**What you should do:** Write out, word for word, every line from the first one through the line that holds "Arial, Helvetica, sans-serif';", and nothing else; skip the pictures.
------------------------------------------------------------
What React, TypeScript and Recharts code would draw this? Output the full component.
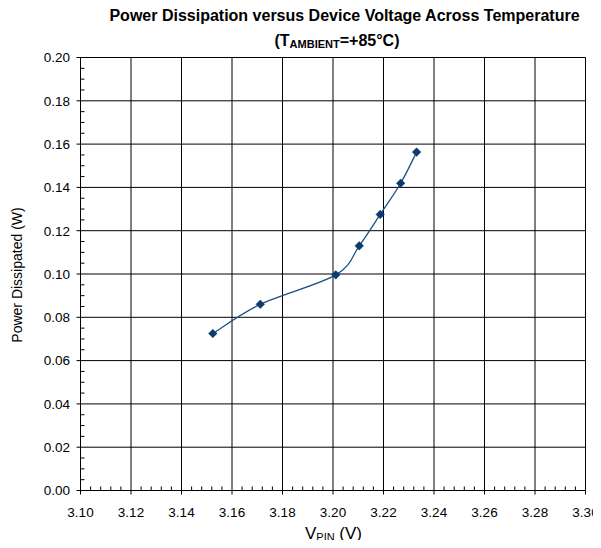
import React from 'react';
import { LineChart, Line, XAxis, YAxis, CartesianGrid } from 'recharts';

// ---- data ----
const vPin = [3.1524, 3.1712, 3.2011, 3.2104, 3.2187, 3.2268, 3.2331];
const powerW = [0.0725, 0.086, 0.0996, 0.113, 0.1275, 0.1419, 0.1563];
const xMajor = [3.1, 3.12, 3.14, 3.16, 3.18, 3.2, 3.22, 3.24, 3.26, 3.28, 3.3];
const yMajor = [0, 0.02, 0.04, 0.06, 0.08, 0.1, 0.12, 0.14, 0.16, 0.18, 0.2];
const xMinorPerMajor = 5;
const yMinorPerMajor = 4;

const data = vPin.map((x, i) => ({ x, y: powerW[i] }));

const subdivide = (majors: number[], n: number) => {
  const out: number[] = [];
  for (let i = 0; i < majors.length - 1; i++) {
    const a = majors[i];
    const b = majors[i + 1];
    for (let k = 0; k < n; k++) out.push(a + ((b - a) * k) / n);
  }
  out.push(majors[majors.length - 1]);
  return out;
};
const xTicks = subdivide(xMajor, xMinorPerMajor);
const yTicks = subdivide(yMajor, yMinorPerMajor);

const isMajor = (v: number, majors: number[]) => majors.some((m) => Math.abs(m - v) < 1e-9);

const FONT = '"Liberation Sans", Arial, Helvetica, sans-serif';

// Excel-like smoothed line (Catmull-Rom style Bezier)
const smoothCurve: any = (context: any) => {
  let pts: number[][] = [];
  return {
    areaStart() {},
    areaEnd() {},
    lineStart() {
      pts = [];
    },
    point(x: number, y: number) {
      pts.push([+x, +y]);
    },
    lineEnd() {
      const n = pts.length;
      if (!n) return;
      context.moveTo(pts[0][0], pts[0][1]);
      for (let i = 0; i < n - 1; i++) {
        const p0 = pts[i - 1] || pts[i];
        const p1 = pts[i];
        const p2 = pts[i + 1];
        const p3 = pts[i + 2] || p2;
        const c1x = p1[0] + (p2[0] - p0[0]) / 6;
        const c1y = p1[1] + (p2[1] - p0[1]) / 6;
        const c2x = p2[0] - (p3[0] - p1[0]) / 6;
        const c2y = p2[1] - (p3[1] - p1[1]) / 6;
        context.bezierCurveTo(c1x, c1y, c2x, c2y, p2[0], p2[1]);
      }
    },
  };
};

const XTick = (props: any) => {
  const { x, y, payload } = props;
  const v = payload.value as number;
  if (isMajor(v, xMajor)) {
    return (
      <g>
        <line x1={x} y1={y} x2={x} y2={y + 4} stroke="#000" strokeWidth={1} />
        <text x={x} y={y + 26} textAnchor="middle" fontSize={13.5} fontFamily={FONT} fill="#000">
          {v.toFixed(2)}
        </text>
      </g>
    );
  }
  return <line x1={x} y1={y} x2={x} y2={y - 4} stroke="#000" strokeWidth={1} />;
};

const YTick = (props: any) => {
  const { x, y, payload } = props;
  const v = payload.value as number;
  if (isMajor(v, yMajor)) {
    return (
      <g>
        <line x1={x - 4} y1={y} x2={x} y2={y} stroke="#000" strokeWidth={1} />
        <text x={x - 10.5} y={y + 4.8} textAnchor="end" fontSize={13.5} fontFamily={FONT} fill="#000">
          {v.toFixed(2)}
        </text>
      </g>
    );
  }
  return <line x1={x} y1={y} x2={x + 4} y2={y} stroke="#000" strokeWidth={1} />;
};

const Diamond = (props: any) => {
  const { cx, cy, index } = props;
  if (cx == null || cy == null) return null;
  const r = 4.3;
  return (
    <path
      key={`d-${index}`}
      d={`M${cx},${cy - r}L${cx + r},${cy}L${cx},${cy + r}L${cx - r},${cy}Z`}
      fill="#0b3a6e"
      stroke="#0b3a6e"
      strokeWidth={0.5}
    />
  );
};

export default function App() {
  return (
    <div
      style={{
        position: 'relative',
        width: 601,
        height: 548,
        marginLeft: -8,
        marginTop: -8,
        marginBottom: -8,
      }}
    >
      <LineChart
        width={601}
        height={548}
        data={data}
        margin={{ top: 57.5, right: 15.5, left: 0.5, bottom: 0 }}
      >
        <CartesianGrid
          stroke="#000"
          strokeWidth={1}
          horizontalValues={yMajor}
          verticalValues={xMajor}
        />
        <XAxis
          type="number"
          dataKey="x"
          domain={[3.1, 3.3]}
          ticks={xTicks}
          interval={0}
          tickSize={0}
          tickMargin={0}
          tickLine={false}
          axisLine={{ stroke: '#000', strokeWidth: 1 }}
          tick={(p: any) => <XTick {...p} />}
          height={57.5}
          allowDataOverflow
        />
        <YAxis
          type="number"
          domain={[0, 0.2]}
          ticks={yTicks}
          interval={0}
          tickSize={0}
          tickMargin={0}
          tickLine={false}
          axisLine={{ stroke: '#000', strokeWidth: 1 }}
          tick={(p: any) => <YTick {...p} />}
          width={80}
          allowDataOverflow
        />
        <Line
          type={smoothCurve}
          dataKey="y"
          stroke="#1f4f86"
          strokeWidth={1.3}
          dot={Diamond}
          activeDot={false}
          isAnimationActive={false}
        />
      </LineChart>
      <svg
        width={601}
        height={548}
        style={{ position: 'absolute', left: 0, top: 0, pointerEvents: 'none' }}
      >
        <text x={344.5} y={20.7} textAnchor="middle" fontSize={16} fontWeight="bold" fontFamily={FONT} fill="#000">
          Power Dissipation versus Device Voltage Across Temperature
        </text>
        <text x={337} y={45.7} textAnchor="middle" fontSize={16} fontWeight="bold" fontFamily={FONT} fill="#000">
          (T
          <tspan fontSize={11} dy={2}>AMBIENT</tspan>
          <tspan dy={-2}>=+85°C)</tspan>
        </text>
        <text
          x={22}
          y={275}
          transform="rotate(-90 22 275)"
          textAnchor="middle"
          fontSize={14}
          fontFamily={FONT}
          fill="#000"
        >
          Power Dissipated (W)
        </text>
        <text x={333.5} y={539} textAnchor="middle" fontSize={17} fontFamily={FONT} fill="#000">
          V
          <tspan fontSize={11} dy={2}>PIN</tspan>
          <tspan dy={-2}> (V)</tspan>
        </text>
      </svg>
    </div>
  );
}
------------------------------------------------------------
**Final result:**
What React, TypeScript and Recharts code would draw this? Output the full component.
import React from 'react';
import { LineChart, Line, XAxis, YAxis, CartesianGrid } from 'recharts';

// ---- data ----
const vPin = [3.1524, 3.1712, 3.2011, 3.2104, 3.2187, 3.2268, 3.2331];
const powerW = [0.0725, 0.086, 0.0996, 0.113, 0.1275, 0.1419, 0.1563];
const xMajor = [3.1, 3.12, 3.14, 3.16, 3.18, 3.2, 3.22, 3.24, 3.26, 3.28, 3.3];
const yMajor = [0, 0.02, 0.04, 0.06, 0.08, 0.1, 0.12, 0.14, 0.16, 0.18, 0.2];
const xMinorPerMajor = 5;
const yMinorPerMajor = 4;

const data = vPin.map((x, i) => ({ x, y: powerW[i] }));

const subdivide = (majors: number[], n: number) => {
  const out: number[] = [];
  for (let i = 0; i < majors.length - 1; i++) {
    const a = majors[i];
    const b = majors[i + 1];
    for (let k = 0; k < n; k++) out.push(a + ((b - a) * k) / n);
  }
  out.push(majors[majors.length - 1]);
  return out;
};
const xTicks = subdivide(xMajor, xMinorPerMajor);
const yTicks = subdivide(yMajor, yMinorPerMajor);

const isMajor = (v: number, majors: number[]) => majors.some((m) => Math.abs(m - v) < 1e-9);

const FONT = '"Liberation Sans", Arial, Helvetica, sans-serif';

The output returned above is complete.